The processing of mosaics for NOEMA is essentially similar to that
of single fields. There are only two small changes
- Creation of uv table
- A mosaic UV table should be created
using the
/MOSAIC option of command
TABLE in
CLIC.
- Imaging
- is done through
UV_MAP as for a single field.
However, the process is different. The command takes into account
the various fields, the primary beams, and select an optimum projection
center (phase center). The later may need to be specified by the user
using the
MAP_CENTER string, or as argument to
UV_MAP
- Deconvolution
- is also similar, but not all algorithms are
available:
MX, SDI and
MRC do not work for mosaics.
The change of behavior of the CLEAN algorithms is visualized
through the change of prompt from IMAGER> to MOSAIC>.
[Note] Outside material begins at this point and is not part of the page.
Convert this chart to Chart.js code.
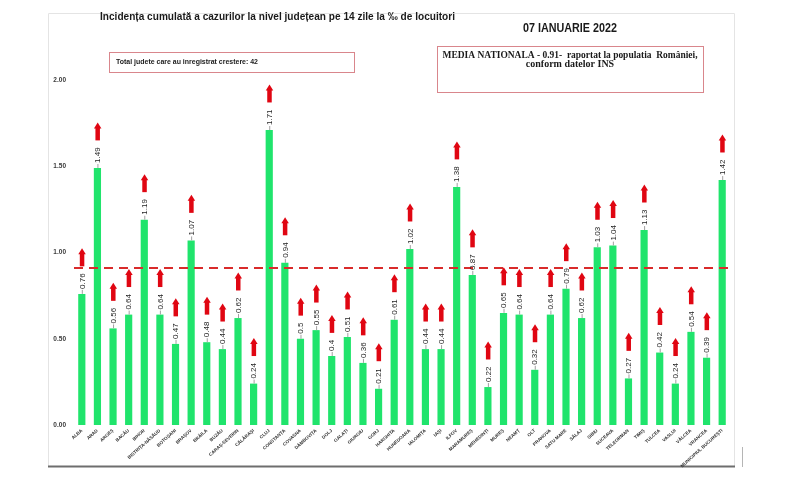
<!DOCTYPE html>
<html>
<head>
<meta charset="utf-8">
<script src="https://cdn.jsdelivr.net/npm/chart.js@4.4.1/dist/chart.umd.min.js"></script>
<style>
  html, body { margin: 0; padding: 0; background: #fff; }
  #wrap { width: 800px; height: 489px; position: relative; }
</style>
</head>
<body>
<div id="wrap"><canvas id="myChart" width="800" height="489"></canvas></div>
<script>
// date
const judete = ['ALBA', 'ARAD', 'ARGEȘ', 'BACĂU', 'BIHOR', 'BISTRIȚA-NĂSĂUD', 'BOTOȘANI', 'BRAȘOV', 'BRĂILA', 'BUZĂU',
  'CARAȘ-SEVERIN', 'CĂLĂRAȘI', 'CLUJ', 'CONSTANȚA', 'COVASNA', 'DÂMBOVIȚA', 'DOLJ', 'GALAȚI', 'GIURGIU', 'GORJ',
  'HARGHITA', 'HUNEDOARA', 'IALOMIȚA', 'IAȘI', 'ILFOV', 'MARAMUREȘ', 'MEHEDINȚI', 'MUREȘ', 'NEAMȚ', 'OLT',
  'PRAHOVA', 'SATU MARE', 'SĂLAJ', 'SIBIU', 'SUCEAVA', 'TELEORMAN', 'TIMIȘ', 'TULCEA', 'VASLUI', 'VÂLCEA',
  'VRANCEA', 'MUNICIPIUL BUCUREȘTI']
const incidenta = [0.76, 1.49, 0.56, 0.64, 1.19, 0.64, 0.47, 1.07, 0.48, 0.44,
  0.62, 0.24, 1.71, 0.94, 0.5, 0.55, 0.4, 0.51, 0.36, 0.21,
  0.61, 1.02, 0.44, 0.44, 1.38, 0.87, 0.22, 0.65, 0.64, 0.32,
  0.64, 0.79, 0.62, 1.03, 1.04, 0.27, 1.13, 0.42, 0.24, 0.54,
  0.39, 1.42]
const mediaNationala = 0.91
const yMin = 0
const yMax = 2
const yPas = 0.5
const totalCrestere = 42

const titlu = 'Incidența cumulată a cazurilor la nivel județean pe 14 zile la ‰ de locuitori'
const dataRaport = '07 IANUARIE 2022'

// scrie text strans pe o latime data
function textPeLatime(ctx, text, x, y, latime) {
  const w = ctx.measureText(text).width
  ctx.save()
  ctx.translate(x, y)
  if (w > latime) ctx.scale(latime / w, 1)
  ctx.fillText(text, 0, 0)
  ctx.restore()
}

const decor = {
  id: 'decor',
  beforeDraw(chart) {
    const ctx = chart.ctx
    ctx.save()
    // rama
    ctx.strokeStyle = '#e4e4e4'
    ctx.lineWidth = 1
    ctx.beginPath()
    ctx.moveTo(48.5, 466)
    ctx.lineTo(48.5, 13.5)
    ctx.lineTo(734.5, 13.5)
    ctx.lineTo(734.5, 466)
    ctx.stroke()
    ctx.strokeStyle = '#6e6e6e'
    ctx.lineWidth = 2
    ctx.beginPath()
    ctx.moveTo(48, 466.5)
    ctx.lineTo(735, 466.5)
    ctx.stroke()
    ctx.strokeStyle = '#b5b5b5'
    ctx.lineWidth = 1
    ctx.beginPath()
    ctx.moveTo(742.5, 447)
    ctx.lineTo(742.5, 467)
    ctx.stroke()
    ctx.restore()
  },
  afterDraw(chart) {
    const ctx = chart.ctx
    const y = chart.scales.y
    const meta = chart.getDatasetMeta(0)
    ctx.save()

    // linia medie nationala
    const ym = y.getPixelForValue(mediaNationala)
    ctx.strokeStyle = '#d92b2b'
    ctx.lineWidth = 2
    ctx.setLineDash([9, 6])
    ctx.beginPath()
    ctx.moveTo(chart.chartArea.left, ym)
    ctx.lineTo(chart.chartArea.right, ym)
    ctx.stroke()
    ctx.setLineDash([])

    // etichete + sageti
    ctx.font = '8px "Liberation Sans Narrow", "Liberation Sans", sans-serif'
    meta.data.forEach((bar, i) => {
      const txt = String(incidenta[i])
      const tw = ctx.measureText(txt).width
      ctx.strokeStyle = '#a0a0a0'
      ctx.lineWidth = 1
      ctx.beginPath()
      ctx.moveTo(bar.x + 0.5, bar.y)
      ctx.lineTo(bar.x + 0.5, bar.y - 4)
      ctx.stroke()

      ctx.save()
      ctx.translate(bar.x, bar.y - 4)
      ctx.rotate(-Math.PI / 2)
      ctx.fillStyle = '#1e1e1e'
      ctx.textAlign = 'left'
      ctx.textBaseline = 'middle'
      ctx.fillText(txt, 1, 0.5)
      ctx.restore()

      const jos = bar.y - 4 - tw - 8
      const sus = jos - 18
      ctx.fillStyle = '#e00612'
      ctx.fillRect(bar.x - 2, sus + 5, 4.5, jos - sus - 5)
      ctx.beginPath()
      ctx.moveTo(bar.x - 3.5, sus + 6)
      ctx.lineTo(bar.x + 0.25, sus)
      ctx.lineTo(bar.x + 4, sus + 6)
      ctx.closePath()
      ctx.fill()
    })

    // titlu
    ctx.fillStyle = '#1a1a1a'
    ctx.textAlign = 'left'
    ctx.textBaseline = 'middle'
    ctx.font = 'bold 11px "Liberation Sans", sans-serif'
    textPeLatime(ctx, titlu, 100, 17, 355)
    ctx.font = 'bold 13px "Liberation Sans", sans-serif'
    textPeLatime(ctx, dataRaport, 523, 28, 94)

    // caseta 1
    ctx.strokeStyle = '#d9868c'
    ctx.lineWidth = 1
    ctx.strokeRect(109.5, 52.5, 245, 20)
    ctx.font = 'bold 8px "Liberation Sans", sans-serif'
    textPeLatime(ctx, 'Total judete care au inregistrat crestere: ' + totalCrestere, 116, 62, 142)

    // caseta 2
    ctx.strokeRect(437.5, 46.5, 266, 46)
    ctx.font = 'bold 10px "Liberation Serif", serif'
    ctx.textAlign = 'center'
    const l1 = 'MEDIA NATIONALA - ' + mediaNationala + '-  raportat la populatia  României,'
    const w1 = ctx.measureText(l1).width
    ctx.save()
    ctx.translate(570, 55)
    if (w1 > 255) ctx.scale(255 / w1, 1)
    ctx.fillText(l1, 0, 0)
    ctx.restore()
    ctx.fillText('conform datelor INS', 570, 64.5)

    ctx.restore()
  }
}

const ctx = document.getElementById('myChart')
new Chart(ctx, {
  type: 'bar',
  data: {
    labels: judete,
    datasets: [{
      label: 'Incidenta',
      data: incidenta,
      backgroundColor: '#20e46c',
      borderWidth: 0,
      barPercentage: 0.46,
      categoryPercentage: 1
    }]
  },
  options: {
    responsive: false,
    animation: false,
    devicePixelRatio: 1,
    layout: { padding: { left: 48, right: 70, top: 80, bottom: 14 } },
    plugins: { legend: { display: false }, tooltip: { enabled: false } },
    scales: {
      x: {
        offset: true,
        grid: { display: false, drawTicks: false },
        border: { display: false },
        ticks: {
          autoSkip: false,
          maxRotation: 42,
          minRotation: 42,
          padding: 3,
          color: '#333',
          font: { size: 4.6, weight: 'bold', family: '"Liberation Sans", sans-serif' }
        },
        afterFit(s) { s.height = 50 }
      },
      y: {
        min: yMin,
        max: yMax,
        grid: { display: false, drawTicks: false },
        border: { display: false },
        ticks: {
          stepSize: yPas,
          padding: 8,
          color: '#3a3a3a',
          font: { size: 6.5, weight: 'bold', family: '"Liberation Sans", sans-serif' },
          callback: v => v.toFixed(2)
        },
        afterFit(s) { s.width = 26 }
      }
    }
  },
  plugins: [decor]
})
</script>
</body>
</html>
Two additional variables are used for mosaic deconvolution
-
CLEAN_SEARCH
- The minimum fraction of a primary beam
below which no Clean component is searched for.
-
CLEAN_TRUNCATE
- The minimum fraction of a primary beam
cumulated response below which no image restoration is performed.
Below this threshold, the Clean image is blanked.
Finally, note that the mosaic deconvolution produces sky brightness
images (
SKY variable) while single-field deconvolution
produces images attenuated by the primary beam.
IMAGER makes no specific assumption about the uv coverage
of individual fields. However, it uses a single Clean beam
in the deconvolution, so Mosaics where fields have widely different
uv coverage will not conserve flux properly.
Mosaicing deconvolution will work better
if all fields are equivalent in uv coverage and noise level.
A mosaicing session would thus just be like a single-field
imaging:
1 read uv gag_demo:demo-mosaic
2 uv_map
3 hogbom /flux 0 10
4 fit /jvm
5 uv_restore
6 show sky
7 write * demo
Comments:
- Step 1
- Read the UV table
- Step 2
- Image the mosaic
- Step 3
- Deconvolve
- Step 4-5 Optimize residuals (see Sec.
)
- Step 6
- Look at the result. The result is in
SKY.
- Steps 7
- Save the result
SKY, and the intermediate files (
BEAM, DIRTY, PRIMARY).
However, mosaics can be huge and require more memory than available (see Section
)
To overcome this issue,
IMAGER provides
the script @ image-mosaic that splits the
UV_MAP step into slices that fit into memory.
The user can then read the resulting images and deconvolve them, eventually by blocks of channels
if needed (in particular when a
uv_restore step is desired) using a similar logic.